Find the lines holding the string "LaTeX" in the data, then copy all of them.

━━ THE RECORDS

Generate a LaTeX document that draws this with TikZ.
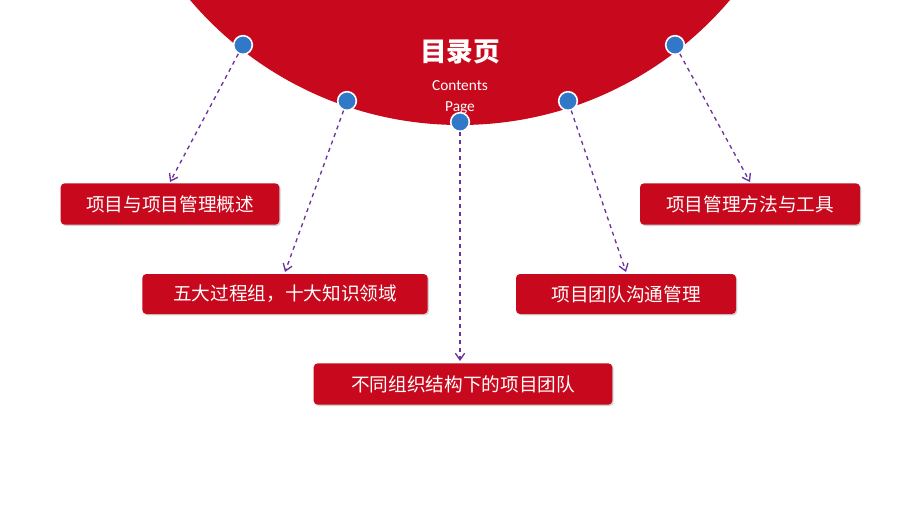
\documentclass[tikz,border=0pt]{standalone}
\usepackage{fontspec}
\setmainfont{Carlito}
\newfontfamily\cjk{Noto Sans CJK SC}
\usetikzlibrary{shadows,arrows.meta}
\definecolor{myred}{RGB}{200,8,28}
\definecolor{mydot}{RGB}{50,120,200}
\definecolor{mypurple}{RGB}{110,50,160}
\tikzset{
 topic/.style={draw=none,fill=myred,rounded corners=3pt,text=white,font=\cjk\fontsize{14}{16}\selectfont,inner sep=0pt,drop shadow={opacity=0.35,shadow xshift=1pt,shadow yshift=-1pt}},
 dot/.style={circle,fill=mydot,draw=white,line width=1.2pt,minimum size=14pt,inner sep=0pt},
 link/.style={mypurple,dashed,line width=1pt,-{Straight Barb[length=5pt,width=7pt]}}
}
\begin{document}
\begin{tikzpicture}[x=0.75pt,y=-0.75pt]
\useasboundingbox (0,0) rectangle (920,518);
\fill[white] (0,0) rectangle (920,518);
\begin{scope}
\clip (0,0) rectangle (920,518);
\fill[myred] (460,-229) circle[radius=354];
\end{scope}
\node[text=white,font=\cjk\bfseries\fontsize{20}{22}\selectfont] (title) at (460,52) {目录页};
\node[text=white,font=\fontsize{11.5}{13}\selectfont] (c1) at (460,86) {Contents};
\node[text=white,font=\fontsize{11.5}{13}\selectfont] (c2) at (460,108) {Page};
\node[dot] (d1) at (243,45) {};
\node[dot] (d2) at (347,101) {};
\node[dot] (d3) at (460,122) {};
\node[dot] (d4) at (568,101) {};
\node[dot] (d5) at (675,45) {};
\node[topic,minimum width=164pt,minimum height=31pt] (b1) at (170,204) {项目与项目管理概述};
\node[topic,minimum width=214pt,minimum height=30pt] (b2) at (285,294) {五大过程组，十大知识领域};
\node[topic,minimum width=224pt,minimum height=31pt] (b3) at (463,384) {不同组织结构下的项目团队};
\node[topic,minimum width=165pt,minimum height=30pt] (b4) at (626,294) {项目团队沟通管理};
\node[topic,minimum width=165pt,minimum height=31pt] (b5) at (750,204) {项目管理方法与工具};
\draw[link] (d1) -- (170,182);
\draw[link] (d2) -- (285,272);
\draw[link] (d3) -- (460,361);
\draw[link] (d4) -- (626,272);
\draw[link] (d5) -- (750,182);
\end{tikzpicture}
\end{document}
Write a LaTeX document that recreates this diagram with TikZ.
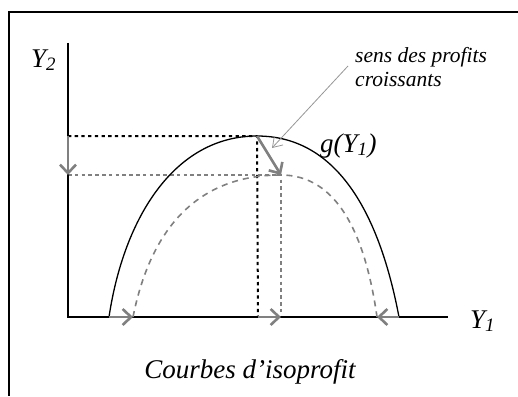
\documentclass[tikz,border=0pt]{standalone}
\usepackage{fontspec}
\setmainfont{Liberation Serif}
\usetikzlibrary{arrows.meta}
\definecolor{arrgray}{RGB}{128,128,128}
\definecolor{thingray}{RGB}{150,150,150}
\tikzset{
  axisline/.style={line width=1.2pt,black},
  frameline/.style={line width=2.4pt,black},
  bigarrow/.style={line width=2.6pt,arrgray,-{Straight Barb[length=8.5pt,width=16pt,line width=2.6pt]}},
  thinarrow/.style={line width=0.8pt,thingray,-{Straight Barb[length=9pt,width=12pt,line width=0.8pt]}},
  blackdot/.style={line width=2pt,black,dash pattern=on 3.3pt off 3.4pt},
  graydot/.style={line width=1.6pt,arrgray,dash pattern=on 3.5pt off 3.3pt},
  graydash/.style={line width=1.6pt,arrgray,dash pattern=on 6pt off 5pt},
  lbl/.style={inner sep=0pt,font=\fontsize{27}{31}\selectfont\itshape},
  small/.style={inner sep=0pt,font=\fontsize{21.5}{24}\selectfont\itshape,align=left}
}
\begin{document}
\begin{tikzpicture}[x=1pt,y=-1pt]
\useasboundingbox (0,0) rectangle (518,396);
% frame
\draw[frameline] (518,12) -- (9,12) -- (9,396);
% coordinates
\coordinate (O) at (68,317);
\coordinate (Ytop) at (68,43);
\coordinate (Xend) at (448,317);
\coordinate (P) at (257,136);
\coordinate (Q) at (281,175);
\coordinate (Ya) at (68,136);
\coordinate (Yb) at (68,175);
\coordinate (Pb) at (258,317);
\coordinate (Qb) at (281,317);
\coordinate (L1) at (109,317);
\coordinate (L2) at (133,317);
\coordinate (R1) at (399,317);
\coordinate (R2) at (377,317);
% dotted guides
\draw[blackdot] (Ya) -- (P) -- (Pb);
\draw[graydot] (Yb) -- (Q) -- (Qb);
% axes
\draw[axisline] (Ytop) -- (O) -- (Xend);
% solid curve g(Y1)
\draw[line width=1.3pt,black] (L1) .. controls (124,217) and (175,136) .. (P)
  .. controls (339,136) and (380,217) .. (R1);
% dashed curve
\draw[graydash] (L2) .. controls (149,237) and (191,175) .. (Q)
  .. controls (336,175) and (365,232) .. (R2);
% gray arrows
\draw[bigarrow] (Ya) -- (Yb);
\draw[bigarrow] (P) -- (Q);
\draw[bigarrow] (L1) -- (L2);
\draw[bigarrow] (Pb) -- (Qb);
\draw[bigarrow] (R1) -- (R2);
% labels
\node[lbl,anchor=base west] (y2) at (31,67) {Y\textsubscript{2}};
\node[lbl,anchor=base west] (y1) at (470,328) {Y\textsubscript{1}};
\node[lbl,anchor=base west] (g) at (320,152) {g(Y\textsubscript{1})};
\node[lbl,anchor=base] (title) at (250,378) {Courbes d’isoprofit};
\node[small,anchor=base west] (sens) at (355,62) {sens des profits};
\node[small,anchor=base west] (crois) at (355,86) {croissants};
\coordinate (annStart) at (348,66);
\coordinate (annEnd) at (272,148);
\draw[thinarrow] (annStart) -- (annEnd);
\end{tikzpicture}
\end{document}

━━━━

§ FINAL ANSWER
Generate a LaTeX document that draws this with TikZ.
Write a LaTeX document that recreates this diagram with TikZ.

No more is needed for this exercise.